(The task) Extract word for word the lines of the listing from its start to the line holding "[0, 3], [1, 2], [0, 1], [1, 3], [0, 12]];", both ends kept; pictures are not part of the copy.

(Given information)
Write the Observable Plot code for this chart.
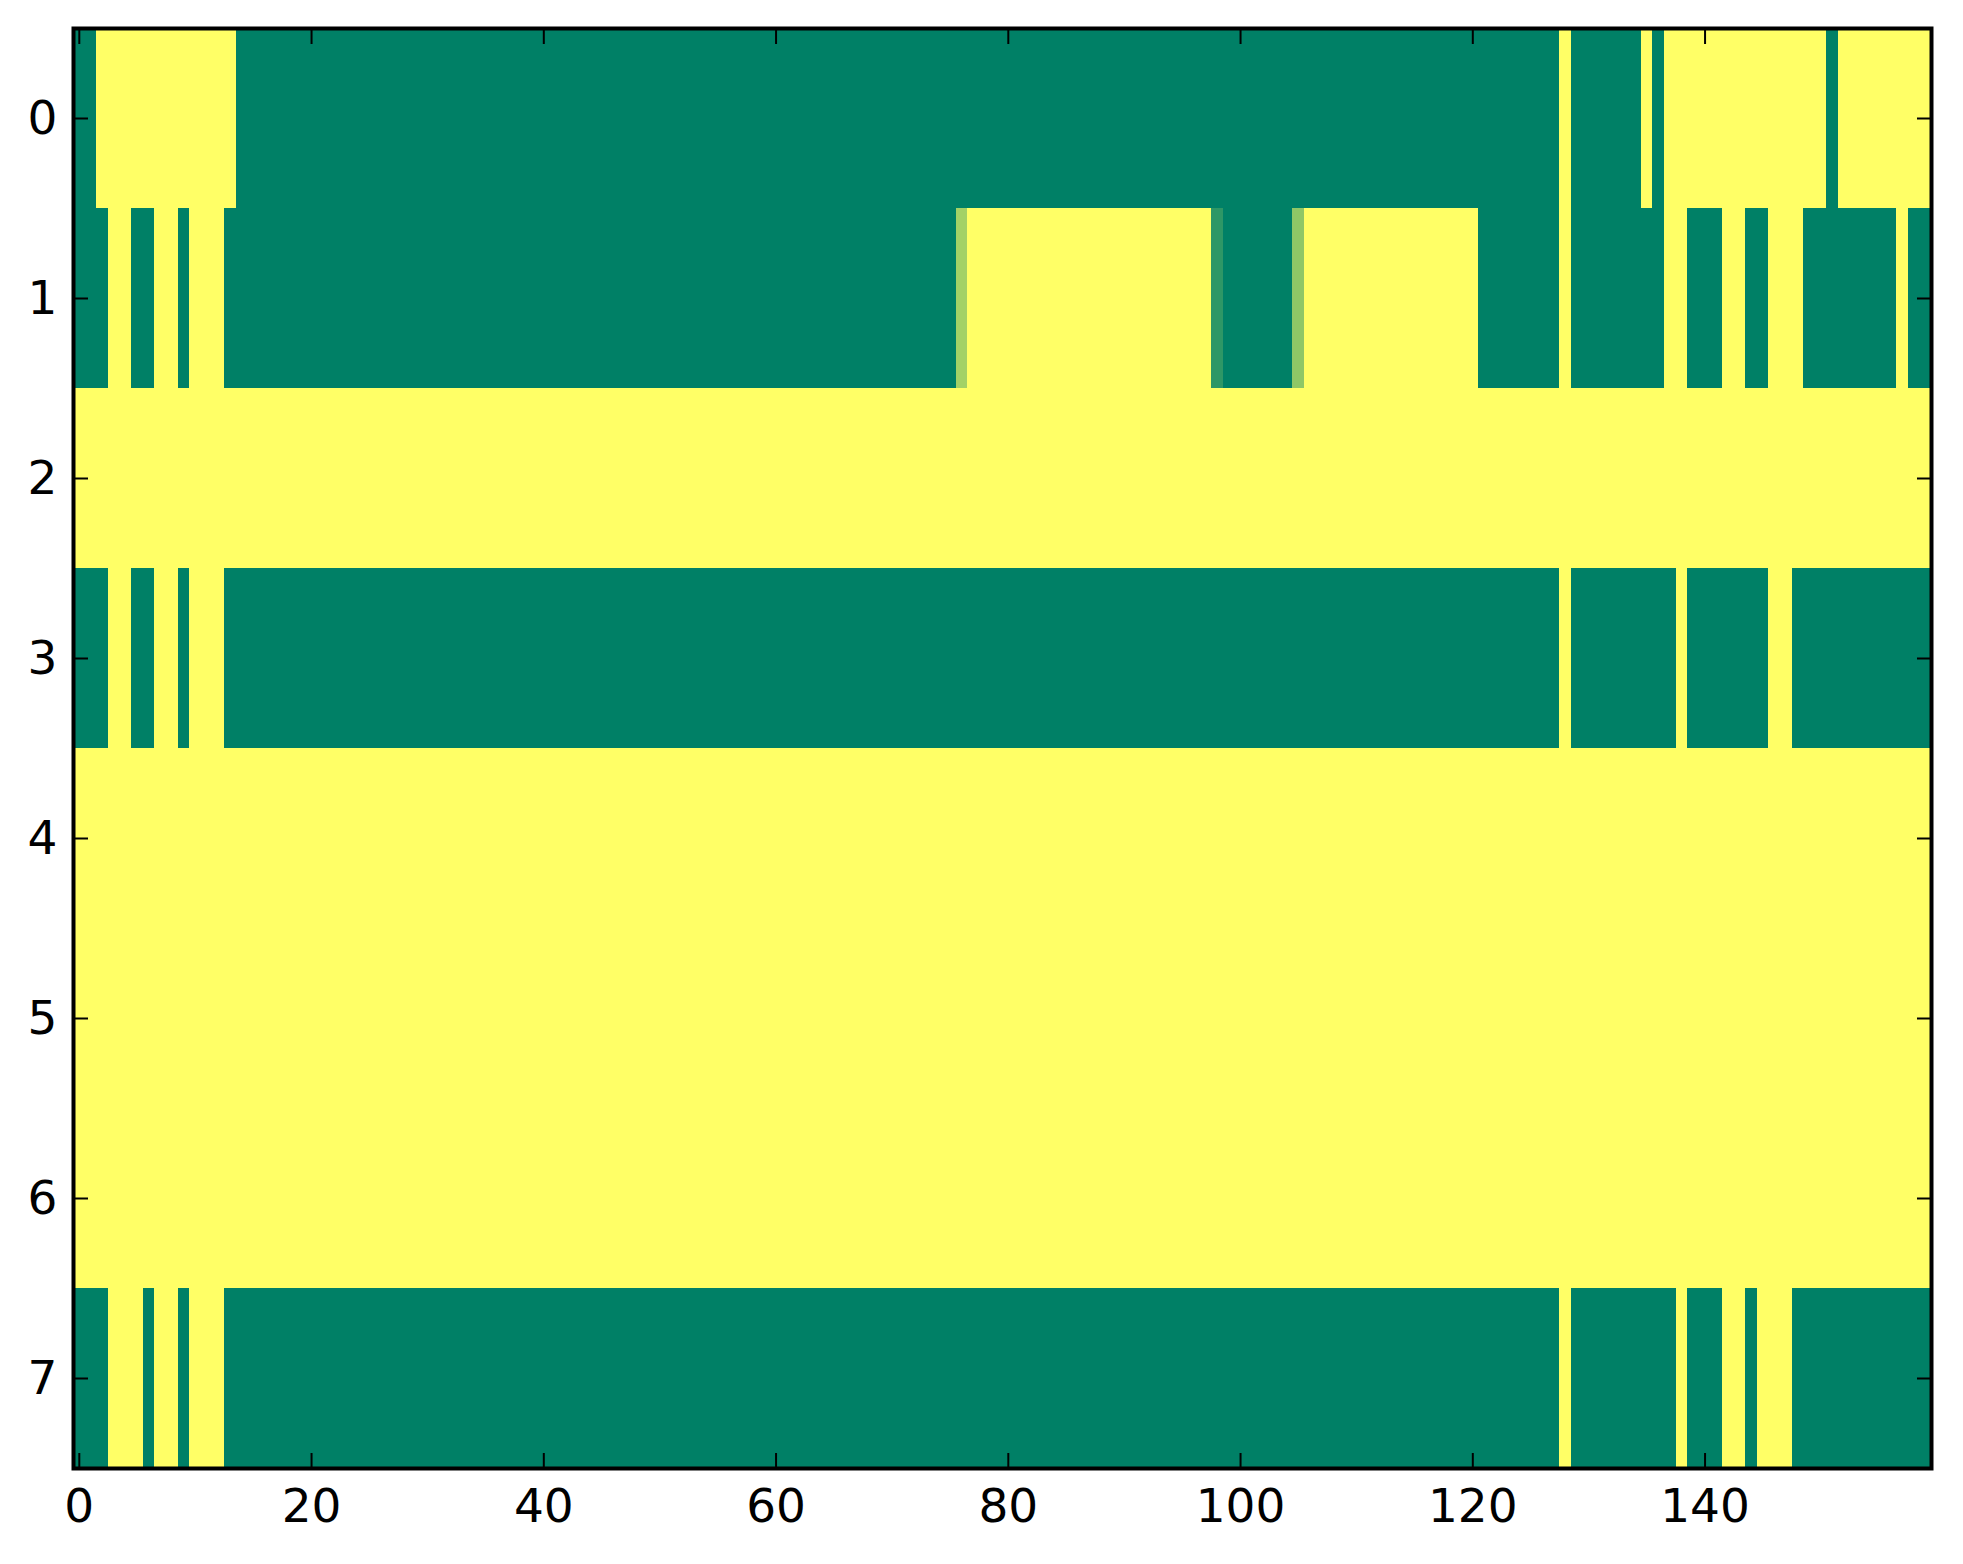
<!DOCTYPE html>
<html>
<head>
<meta charset="utf-8">
<script src="https://cdn.jsdelivr.net/npm/d3@7"></script>
<script src="https://cdn.jsdelivr.net/npm/@observablehq/plot@0.6"></script>
<style>
  body { margin: 0; background: #fff; overflow: hidden; }
</style>
</head>
<body>
<div id="chart"></div>
<script>
// each row is a list of runs: [value, number of columns]
const row0Runs = [[0, 2], [1, 12], [0, 114], [1, 1], [0, 6], [1, 1], [0, 1], [1, 14], [0, 1], [1, 8]];
const row1Runs = [[0, 3], [1, 2], [0, 2], [1, 2], [0, 1], [1, 3], [0, 63], [0.64, 1], [1, 21], [0.18, 1],
                  [0, 6], [0.56, 1], [1, 15], [0, 7], [1, 1], [0, 8], [1, 2], [0, 3], [1, 2], [0, 2],
                  [1, 3], [0, 8], [1, 1], [0, 2]];
const row2Runs = [[1, 160]];
const row3Runs = [[0, 3], [1, 2], [0, 2], [1, 2], [0, 1], [1, 3], [0, 115], [1, 1], [0, 9], [1, 1],
                  [0, 7], [1, 2], [0, 12]];
const row4Runs = [[1, 160]];
const row5Runs = [[1, 160]];
const row6Runs = [[1, 160]];
const row7Runs = [[0, 3], [1, 3], [0, 1], [1, 2], [0, 1], [1, 3], [0, 115], [1, 1], [0, 9], [1, 1],
                  [0, 3], [1, 2], [0, 1], [1, 3], [0, 12]];

const xTicks = [0, 20, 40, 60, 80, 100, 120, 140];
const yTicks = [0, 1, 2, 3, 4, 5, 6, 7];

function plotChart(rows) {
  const width = 1963;
  const height = 1564;
  const marginTop = 28;
  const marginRight = 32;
  const marginBottom = 96;
  const marginLeft = 73;

  // flatten the runs into rectangles, one per run
  const runs = rows.flatMap((r, row) => {
    let start = 0;
    return r.map(([value, length]) => {
      const d = {row, start, length, value};
      start += length;
      return d;
    });
  });

  // inward ticks only, no labels
  const ticks = {tickSize: -15, fill: "none", strokeWidth: 2};

  return Plot.plot({
    width,
    height,
    marginTop,
    marginRight,
    marginBottom,
    marginLeft,
    style: {fontFamily: "DejaVu Sans", fontSize: "47px", color: "black", background: "white"},
    x: {domain: [-0.5, 159.5], label: null},
    y: {domain: [-0.5, 7.5], reverse: true, label: null},
    color: {type: "linear", domain: [0, 1], range: ["#008066", "#ffff66"], interpolate: "rgb"},
    marks: [
      Plot.rect(runs, {
        x1: d => d.start - 0.5,
        x2: d => d.start + d.length - 0.5,
        y1: d => d.row - 0.5,
        y2: d => d.row + 0.5,
        fill: "value",
        shapeRendering: "crispEdges"
      }),
      Plot.axisX(xTicks, {anchor: "bottom", tickSize: 0, tickPadding: 20, tickFormat: d => String(d)}),
      Plot.axisY(yTicks, {anchor: "left", tickSize: 0, tickPadding: 16, tickFormat: d => String(d)}),
      Plot.axisX(xTicks, {anchor: "bottom", ...ticks}),
      Plot.axisX(xTicks, {anchor: "top", ...ticks}),
      Plot.axisY(yTicks, {anchor: "left", ...ticks}),
      Plot.axisY(yTicks, {anchor: "right", ...ticks}),
      Plot.frame({stroke: "black", strokeWidth: 4})
    ]
  });
}

const rows = [row0Runs, row1Runs, row2Runs, row3Runs, row4Runs, row5Runs, row6Runs, row7Runs];
document.getElementById("chart").append(plotChart(rows));
</script>
</body>
</html>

(The result)
Write the Observable Plot code for this chart.
<!DOCTYPE html>
<html>
<head>
<meta charset="utf-8">
<script src="https://cdn.jsdelivr.net/npm/d3@7"></script>
<script src="https://cdn.jsdelivr.net/npm/@observablehq/plot@0.6"></script>
<style>
  body { margin: 0; background: #fff; overflow: hidden; }
</style>
</head>
<body>
<div id="chart"></div>
<script>
// each row is a list of runs: [value, number of columns]
const row0Runs = [[0, 2], [1, 12], [0, 114], [1, 1], [0, 6], [1, 1], [0, 1], [1, 14], [0, 1], [1, 8]];
const row1Runs = [[0, 3], [1, 2], [0, 2], [1, 2], [0, 1], [1, 3], [0, 63], [0.64, 1], [1, 21], [0.18, 1],
                  [0, 6], [0.56, 1], [1, 15], [0, 7], [1, 1], [0, 8], [1, 2], [0, 3], [1, 2], [0, 2],
                  [1, 3], [0, 8], [1, 1], [0, 2]];
const row2Runs = [[1, 160]];
const row3Runs = [[0, 3], [1, 2], [0, 2], [1, 2], [0, 1], [1, 3], [0, 115], [1, 1], [0, 9], [1, 1],
                  [0, 7], [1, 2], [0, 12]];
const row4Runs = [[1, 160]];
const row5Runs = [[1, 160]];
const row6Runs = [[1, 160]];
const row7Runs = [[0, 3], [1, 3], [0, 1], [1, 2], [0, 1], [1, 3], [0, 115], [1, 1], [0, 9], [1, 1],
                  [0, 3], [1, 2], [0, 1], [1, 3], [0, 12]];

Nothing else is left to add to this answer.